Task instructions:
Reproduce the listing exactly and skip over any pictures.

Dataset section:
↓↓↓

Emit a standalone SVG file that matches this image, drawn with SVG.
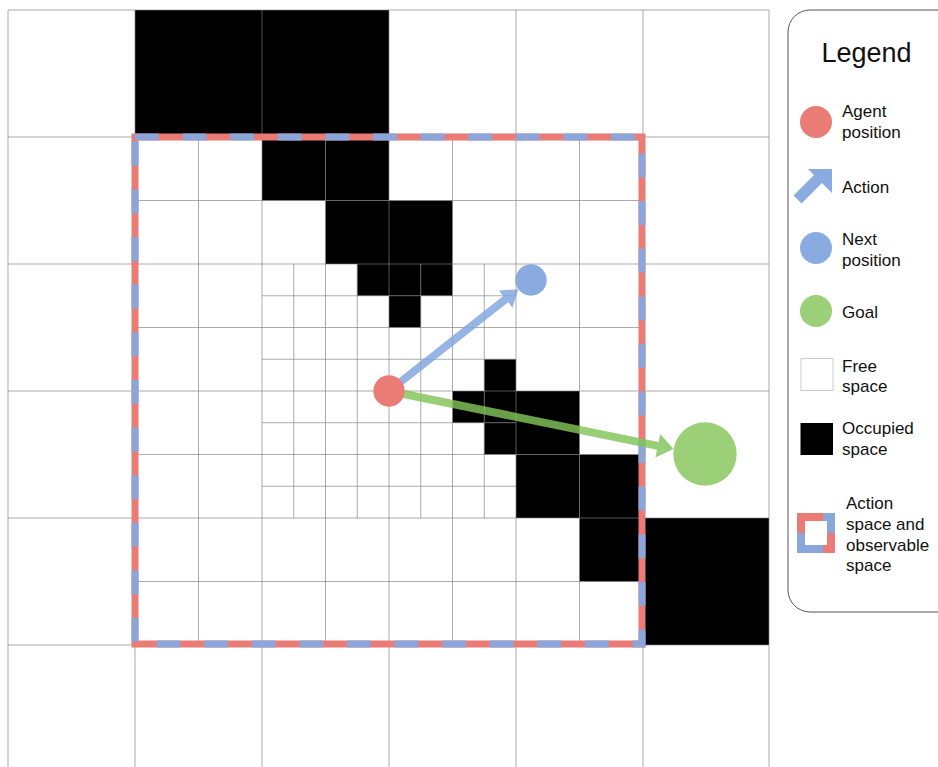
<svg xmlns="http://www.w3.org/2000/svg" width="938" height="767" viewBox="0 0 938 767">
<style>
.grid line{stroke:#7f7f7f;stroke-opacity:0.65;stroke-width:1}
.occ{fill:#000}
.lbl{font-family:"Liberation Sans",Arial,sans-serif;font-size:17px;fill:#111}
.red{fill:#EB7B75}
.blue{fill:#8AABE0}
.green{fill:#9BD079}
</style>
<rect x="0" y="0" width="938" height="767" fill="#fff"/>
<g id="occupied">
<rect class="occ" x="135" y="10" width="127" height="127"/>
<rect class="occ" x="262" y="10" width="127" height="127"/>
<rect class="occ" x="643" y="518" width="126" height="127"/>
<rect class="occ" x="262" y="137" width="63.5" height="63.5"/>
<rect class="occ" x="325.5" y="137" width="63.5" height="63.5"/>
<rect class="occ" x="325.5" y="200.5" width="63.5" height="63.5"/>
<rect class="occ" x="389" y="200.5" width="63.5" height="63.5"/>
<rect class="occ" x="516" y="391" width="63.5" height="63.5"/>
<rect class="occ" x="516" y="454.5" width="63.5" height="63.5"/>
<rect class="occ" x="579.5" y="454.5" width="63.5" height="63.5"/>
<rect class="occ" x="579.5" y="518" width="63.5" height="63.5"/>
<rect class="occ" x="357.25" y="264" width="31.75" height="31.75"/>
<rect class="occ" x="389" y="264" width="31.75" height="31.75"/>
<rect class="occ" x="420.75" y="264" width="31.75" height="31.75"/>
<rect class="occ" x="389" y="295.75" width="31.75" height="31.75"/>
<rect class="occ" x="484.25" y="359.25" width="31.75" height="31.75"/>
<rect class="occ" x="452.5" y="391" width="31.75" height="31.75"/>
<rect class="occ" x="484.25" y="391" width="31.75" height="31.75"/>
<rect class="occ" x="484.25" y="422.75" width="31.75" height="31.75"/>
</g>
<g id="grid" class="grid">
<line x1="8" y1="10" x2="8" y2="767"/>
<line x1="135" y1="10" x2="135" y2="767"/>
<line x1="262" y1="10" x2="262" y2="767"/>
<line x1="389" y1="10" x2="389" y2="767"/>
<line x1="516" y1="10" x2="516" y2="767"/>
<line x1="643" y1="10" x2="643" y2="767"/>
<line x1="769" y1="10" x2="769" y2="767"/>
<line x1="8" y1="10" x2="769" y2="10"/>
<line x1="8" y1="137" x2="769" y2="137"/>
<line x1="8" y1="264" x2="769" y2="264"/>
<line x1="8" y1="391" x2="769" y2="391"/>
<line x1="8" y1="518" x2="769" y2="518"/>
<line x1="8" y1="645" x2="769" y2="645"/>
<line x1="198.5" y1="137" x2="198.5" y2="645"/>
<line x1="325.5" y1="137" x2="325.5" y2="645"/>
<line x1="452.5" y1="137" x2="452.5" y2="645"/>
<line x1="579.5" y1="137" x2="579.5" y2="645"/>
<line x1="135" y1="200.5" x2="643" y2="200.5"/>
<line x1="135" y1="327.5" x2="643" y2="327.5"/>
<line x1="135" y1="454.5" x2="643" y2="454.5"/>
<line x1="135" y1="581.5" x2="643" y2="581.5"/>
<line x1="293.75" y1="264" x2="293.75" y2="518"/>
<line x1="357.25" y1="264" x2="357.25" y2="518"/>
<line x1="420.75" y1="264" x2="420.75" y2="518"/>
<line x1="484.25" y1="264" x2="484.25" y2="518"/>
<line x1="262" y1="295.75" x2="516" y2="295.75"/>
<line x1="262" y1="359.25" x2="516" y2="359.25"/>
<line x1="262" y1="422.75" x2="516" y2="422.75"/>
<line x1="262" y1="486.25" x2="516" y2="486.25"/>
</g>
<g id="action-space">
<rect x="135" y="137" width="507" height="507" fill="none" stroke="#EA7B75" stroke-width="7"/>
<rect x="135" y="137" width="507" height="507" fill="none" stroke="#8AA6DA" stroke-width="7" stroke-dasharray="23.8 23.8"/>
</g>
<g id="connectors" opacity="0.82">
<polygon fill="#7FA6E0" points="386.5,387.9 503.2,296.1 498.9,290.6 518.3,289.3 512.5,307.8 508.2,302.3 391.5,394.1"/>
<polygon fill="#82C458" points="389.8,387.1 658.6,441.9 660.2,434 673.5,449 655.4,457.6 657,449.7 388.2,394.9"/>
</g>
<g id="agent"><circle class="red" cx="389" cy="391" r="15.7"/></g>
<g id="next-position"><circle class="blue" cx="531" cy="280" r="15.7"/></g>
<g id="goal"><circle class="green" cx="705" cy="454" r="31.7"/></g>
<g id="legend">
<rect x="788" y="10" width="175" height="602" rx="22" ry="22" fill="#fff" stroke="#555" stroke-width="1"/>
<text x="866.5" y="62" text-anchor="middle" font-family="Liberation Sans, Arial, sans-serif" font-size="27" fill="#111">Legend</text>
<circle class="red" cx="816" cy="122" r="16"/>
<text class="lbl" x="842" y="117">Agent</text>
<text class="lbl" x="842" y="138">position</text>
<polygon class="blue" points="808,169 832,169 832,193 822,183 801.5,203.5 793.5,195.5 814,175"/>
<text class="lbl" x="842" y="193">Action</text>
<circle class="blue" cx="816" cy="248" r="16"/>
<text class="lbl" x="842" y="245">Next</text>
<text class="lbl" x="842" y="266">position</text>
<circle class="green" cx="816" cy="311" r="16"/>
<text class="lbl" x="842" y="318">Goal</text>
<rect x="801" y="358.5" width="32" height="32" fill="#fff" stroke="#ccc" stroke-width="1"/>
<text class="lbl" x="842" y="372">Free</text>
<text class="lbl" x="842" y="392">space</text>
<rect x="800.5" y="423" width="32.5" height="32" fill="#000"/>
<text class="lbl" x="842" y="434">Occupied</text>
<text class="lbl" x="842" y="455">space</text>
<g>
<rect x="797" y="513" width="26" height="8" fill="#EA7B75"/>
<rect x="823" y="513" width="12" height="8" fill="#8AA6DA"/>
<rect x="827" y="521" width="8" height="12" fill="#8AA6DA"/>
<rect x="827" y="533" width="8" height="20" fill="#EA7B75"/>
<rect x="823" y="545" width="4" height="8" fill="#EA7B75"/>
<rect x="797" y="545" width="26" height="8" fill="#8AA6DA"/>
<rect x="797" y="533" width="8" height="12" fill="#8AA6DA"/>
<rect x="797" y="521" width="8" height="12" fill="#EA7B75"/>
</g>
<text class="lbl" x="846" y="509">Action</text>
<text class="lbl" x="846" y="530">space and</text>
<text class="lbl" x="846" y="551">observable</text>
<text class="lbl" x="846" y="571">space</text>
</g>
</svg>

↑↑↑

Output of the exercise:
Emit a standalone SVG file that matches this image, drawn with SVG.
<svg xmlns="http://www.w3.org/2000/svg" width="938" height="767" viewBox="0 0 938 767">
<style>
.grid line{stroke:#7f7f7f;stroke-opacity:0.65;stroke-width:1}
.occ{fill:#000}
.lbl{font-family:"Liberation Sans",Arial,sans-serif;font-size:17px;fill:#111}
.red{fill:#EB7B75}
.blue{fill:#8AABE0}
.green{fill:#9BD079}
</style>
<rect x="0" y="0" width="938" height="767" fill="#fff"/>
<g id="occupied">
<rect class="occ" x="135" y="10" width="127" height="127"/>
<rect class="occ" x="262" y="10" width="127" height="127"/>
<rect class="occ" x="643" y="518" width="126" height="127"/>
<rect class="occ" x="262" y="137" width="63.5" height="63.5"/>
<rect class="occ" x="325.5" y="137" width="63.5" height="63.5"/>
<rect class="occ" x="325.5" y="200.5" width="63.5" height="63.5"/>
<rect class="occ" x="389" y="200.5" width="63.5" height="63.5"/>
<rect class="occ" x="516" y="391" width="63.5" height="63.5"/>
<rect class="occ" x="516" y="454.5" width="63.5" height="63.5"/>
<rect class="occ" x="579.5" y="454.5" width="63.5" height="63.5"/>
<rect class="occ" x="579.5" y="518" width="63.5" height="63.5"/>
<rect class="occ" x="357.25" y="264" width="31.75" height="31.75"/>
<rect class="occ" x="389" y="264" width="31.75" height="31.75"/>
<rect class="occ" x="420.75" y="264" width="31.75" height="31.75"/>
<rect class="occ" x="389" y="295.75" width="31.75" height="31.75"/>
<rect class="occ" x="484.25" y="359.25" width="31.75" height="31.75"/>
<rect class="occ" x="452.5" y="391" width="31.75" height="31.75"/>
<rect class="occ" x="484.25" y="391" width="31.75" height="31.75"/>
<rect class="occ" x="484.25" y="422.75" width="31.75" height="31.75"/>
</g>
<g id="grid" class="grid">
<line x1="8" y1="10" x2="8" y2="767"/>
<line x1="135" y1="10" x2="135" y2="767"/>
<line x1="262" y1="10" x2="262" y2="767"/>
<line x1="389" y1="10" x2="389" y2="767"/>
<line x1="516" y1="10" x2="516" y2="767"/>
<line x1="643" y1="10" x2="643" y2="767"/>
<line x1="769" y1="10" x2="769" y2="767"/>
<line x1="8" y1="10" x2="769" y2="10"/>
<line x1="8" y1="137" x2="769" y2="137"/>
<line x1="8" y1="264" x2="769" y2="264"/>
<line x1="8" y1="391" x2="769" y2="391"/>
<line x1="8" y1="518" x2="769" y2="518"/>
<line x1="8" y1="645" x2="769" y2="645"/>
<line x1="198.5" y1="137" x2="198.5" y2="645"/>
<line x1="325.5" y1="137" x2="325.5" y2="645"/>
<line x1="452.5" y1="137" x2="452.5" y2="645"/>
<line x1="579.5" y1="137" x2="579.5" y2="645"/>
<line x1="135" y1="200.5" x2="643" y2="200.5"/>
<line x1="135" y1="327.5" x2="643" y2="327.5"/>
<line x1="135" y1="454.5" x2="643" y2="454.5"/>
<line x1="135" y1="581.5" x2="643" y2="581.5"/>
<line x1="293.75" y1="264" x2="293.75" y2="518"/>
<line x1="357.25" y1="264" x2="357.25" y2="518"/>
<line x1="420.75" y1="264" x2="420.75" y2="518"/>
<line x1="484.25" y1="264" x2="484.25" y2="518"/>
<line x1="262" y1="295.75" x2="516" y2="295.75"/>
<line x1="262" y1="359.25" x2="516" y2="359.25"/>
<line x1="262" y1="422.75" x2="516" y2="422.75"/>
<line x1="262" y1="486.25" x2="516" y2="486.25"/>
</g>
<g id="action-space">
<rect x="135" y="137" width="507" height="507" fill="none" stroke="#EA7B75" stroke-width="7"/>
<rect x="135" y="137" width="507" height="507" fill="none" stroke="#8AA6DA" stroke-width="7" stroke-dasharray="23.8 23.8"/>
</g>
<g id="connectors" opacity="0.82">
<polygon fill="#7FA6E0" points="386.5,387.9 503.2,296.1 498.9,290.6 518.3,289.3 512.5,307.8 508.2,302.3 391.5,394.1"/>
<polygon fill="#82C458" points="389.8,387.1 658.6,441.9 660.2,434 673.5,449 655.4,457.6 657,449.7 388.2,394.9"/>
</g>
<g id="agent"><circle class="red" cx="389" cy="391" r="15.7"/></g>
<g id="next-position"><circle class="blue" cx="531" cy="280" r="15.7"/></g>
<g id="goal"><circle class="green" cx="705" cy="454" r="31.7"/></g>
<g id="legend">
<rect x="788" y="10" width="175" height="602" rx="22" ry="22" fill="#fff" stroke="#555" stroke-width="1"/>
<text x="866.5" y="62" text-anchor="middle" font-family="Liberation Sans, Arial, sans-serif" font-size="27" fill="#111">Legend</text>
<circle class="red" cx="816" cy="122" r="16"/>
<text class="lbl" x="842" y="117">Agent</text>
<text class="lbl" x="842" y="138">position</text>
<polygon class="blue" points="808,169 832,169 832,193 822,183 801.5,203.5 793.5,195.5 814,175"/>
<text class="lbl" x="842" y="193">Action</text>
<circle class="blue" cx="816" cy="248" r="16"/>
<text class="lbl" x="842" y="245">Next</text>
<text class="lbl" x="842" y="266">position</text>
<circle class="green" cx="816" cy="311" r="16"/>
<text class="lbl" x="842" y="318">Goal</text>
<rect x="801" y="358.5" width="32" height="32" fill="#fff" stroke="#ccc" stroke-width="1"/>
<text class="lbl" x="842" y="372">Free</text>
<text class="lbl" x="842" y="392">space</text>
<rect x="800.5" y="423" width="32.5" height="32" fill="#000"/>
<text class="lbl" x="842" y="434">Occupied</text>
<text class="lbl" x="842" y="455">space</text>
<g>
<rect x="797" y="513" width="26" height="8" fill="#EA7B75"/>
<rect x="823" y="513" width="12" height="8" fill="#8AA6DA"/>
<rect x="827" y="521" width="8" height="12" fill="#8AA6DA"/>
<rect x="827" y="533" width="8" height="20" fill="#EA7B75"/>
<rect x="823" y="545" width="4" height="8" fill="#EA7B75"/>
<rect x="797" y="545" width="26" height="8" fill="#8AA6DA"/>
<rect x="797" y="533" width="8" height="12" fill="#8AA6DA"/>
<rect x="797" y="521" width="8" height="12" fill="#EA7B75"/>
</g>
<text class="lbl" x="846" y="509">Action</text>
<text class="lbl" x="846" y="530">space and</text>
<text class="lbl" x="846" y="551">observable</text>
<text class="lbl" x="846" y="571">space</text>
</g>
</svg>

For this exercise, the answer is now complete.